* _Raw data_:
__________________________________________________

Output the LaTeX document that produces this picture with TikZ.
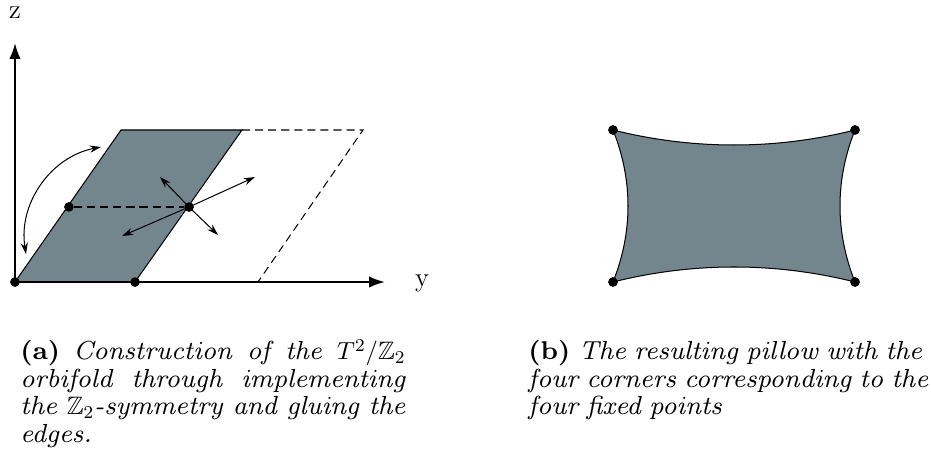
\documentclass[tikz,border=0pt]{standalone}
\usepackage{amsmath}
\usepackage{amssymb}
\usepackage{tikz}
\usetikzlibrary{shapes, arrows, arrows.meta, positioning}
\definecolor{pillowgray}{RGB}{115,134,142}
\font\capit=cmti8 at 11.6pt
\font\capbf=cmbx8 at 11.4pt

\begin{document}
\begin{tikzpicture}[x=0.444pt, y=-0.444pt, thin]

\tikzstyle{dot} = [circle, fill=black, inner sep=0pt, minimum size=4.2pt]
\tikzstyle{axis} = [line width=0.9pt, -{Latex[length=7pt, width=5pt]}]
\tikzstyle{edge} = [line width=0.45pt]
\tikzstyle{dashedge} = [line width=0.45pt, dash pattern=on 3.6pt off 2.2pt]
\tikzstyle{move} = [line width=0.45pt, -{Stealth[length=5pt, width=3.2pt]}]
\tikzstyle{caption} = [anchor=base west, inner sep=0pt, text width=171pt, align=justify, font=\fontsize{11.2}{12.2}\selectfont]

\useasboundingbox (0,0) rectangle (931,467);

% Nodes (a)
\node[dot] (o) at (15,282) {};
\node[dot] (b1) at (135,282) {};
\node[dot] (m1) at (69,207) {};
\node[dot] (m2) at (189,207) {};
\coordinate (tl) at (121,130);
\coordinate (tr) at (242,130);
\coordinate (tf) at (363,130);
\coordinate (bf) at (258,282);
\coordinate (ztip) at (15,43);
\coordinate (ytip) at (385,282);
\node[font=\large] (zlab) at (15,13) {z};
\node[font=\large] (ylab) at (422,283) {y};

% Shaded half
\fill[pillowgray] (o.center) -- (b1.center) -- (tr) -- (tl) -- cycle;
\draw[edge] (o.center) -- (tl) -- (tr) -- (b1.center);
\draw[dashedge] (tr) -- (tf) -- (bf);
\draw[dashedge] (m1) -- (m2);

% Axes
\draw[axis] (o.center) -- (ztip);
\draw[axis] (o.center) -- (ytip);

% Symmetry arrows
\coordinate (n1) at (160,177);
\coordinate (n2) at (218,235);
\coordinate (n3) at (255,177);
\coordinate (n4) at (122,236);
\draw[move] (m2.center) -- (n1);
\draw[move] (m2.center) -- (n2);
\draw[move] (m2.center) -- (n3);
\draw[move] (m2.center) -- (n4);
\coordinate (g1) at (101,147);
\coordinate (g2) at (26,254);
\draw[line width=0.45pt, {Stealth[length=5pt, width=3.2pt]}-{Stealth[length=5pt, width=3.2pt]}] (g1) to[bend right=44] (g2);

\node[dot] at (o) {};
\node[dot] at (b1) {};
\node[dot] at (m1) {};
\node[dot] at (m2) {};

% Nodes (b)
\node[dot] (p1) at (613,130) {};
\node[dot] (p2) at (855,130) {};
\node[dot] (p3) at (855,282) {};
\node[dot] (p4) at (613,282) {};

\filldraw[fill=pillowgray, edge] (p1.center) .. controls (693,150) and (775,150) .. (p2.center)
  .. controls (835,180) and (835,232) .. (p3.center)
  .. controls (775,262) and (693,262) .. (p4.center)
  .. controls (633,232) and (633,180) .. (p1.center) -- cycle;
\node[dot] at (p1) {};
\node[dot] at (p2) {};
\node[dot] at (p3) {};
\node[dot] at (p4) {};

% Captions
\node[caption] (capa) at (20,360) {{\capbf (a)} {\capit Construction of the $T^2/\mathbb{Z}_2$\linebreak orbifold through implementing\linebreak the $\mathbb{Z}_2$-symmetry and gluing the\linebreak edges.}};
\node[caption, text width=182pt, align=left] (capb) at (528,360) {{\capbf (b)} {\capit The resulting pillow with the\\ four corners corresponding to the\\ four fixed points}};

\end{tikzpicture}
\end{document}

__________________________________________________

* _Required work_: Begin at the first line of the data above and repeat each line exactly, stopping after the line containing "(o.center) -- (ytip);". Omit the pictures.

* _Task answer_:
Output the LaTeX document that produces this picture with TikZ.
\documentclass[tikz,border=0pt]{standalone}
\usepackage{amsmath}
\usepackage{amssymb}
\usepackage{tikz}
\usetikzlibrary{shapes, arrows, arrows.meta, positioning}
\definecolor{pillowgray}{RGB}{115,134,142}
\font\capit=cmti8 at 11.6pt
\font\capbf=cmbx8 at 11.4pt

\begin{document}
\begin{tikzpicture}[x=0.444pt, y=-0.444pt, thin]

\tikzstyle{dot} = [circle, fill=black, inner sep=0pt, minimum size=4.2pt]
\tikzstyle{axis} = [line width=0.9pt, -{Latex[length=7pt, width=5pt]}]
\tikzstyle{edge} = [line width=0.45pt]
\tikzstyle{dashedge} = [line width=0.45pt, dash pattern=on 3.6pt off 2.2pt]
\tikzstyle{move} = [line width=0.45pt, -{Stealth[length=5pt, width=3.2pt]}]
\tikzstyle{caption} = [anchor=base west, inner sep=0pt, text width=171pt, align=justify, font=\fontsize{11.2}{12.2}\selectfont]

\useasboundingbox (0,0) rectangle (931,467);

% Nodes (a)
\node[dot] (o) at (15,282) {};
\node[dot] (b1) at (135,282) {};
\node[dot] (m1) at (69,207) {};
\node[dot] (m2) at (189,207) {};
\coordinate (tl) at (121,130);
\coordinate (tr) at (242,130);
\coordinate (tf) at (363,130);
\coordinate (bf) at (258,282);
\coordinate (ztip) at (15,43);
\coordinate (ytip) at (385,282);
\node[font=\large] (zlab) at (15,13) {z};
\node[font=\large] (ylab) at (422,283) {y};

% Shaded half
\fill[pillowgray] (o.center) -- (b1.center) -- (tr) -- (tl) -- cycle;
\draw[edge] (o.center) -- (tl) -- (tr) -- (b1.center);
\draw[dashedge] (tr) -- (tf) -- (bf);
\draw[dashedge] (m1) -- (m2);

% Axes
\draw[axis] (o.center) -- (ztip);
\draw[axis] (o.center) -- (ytip);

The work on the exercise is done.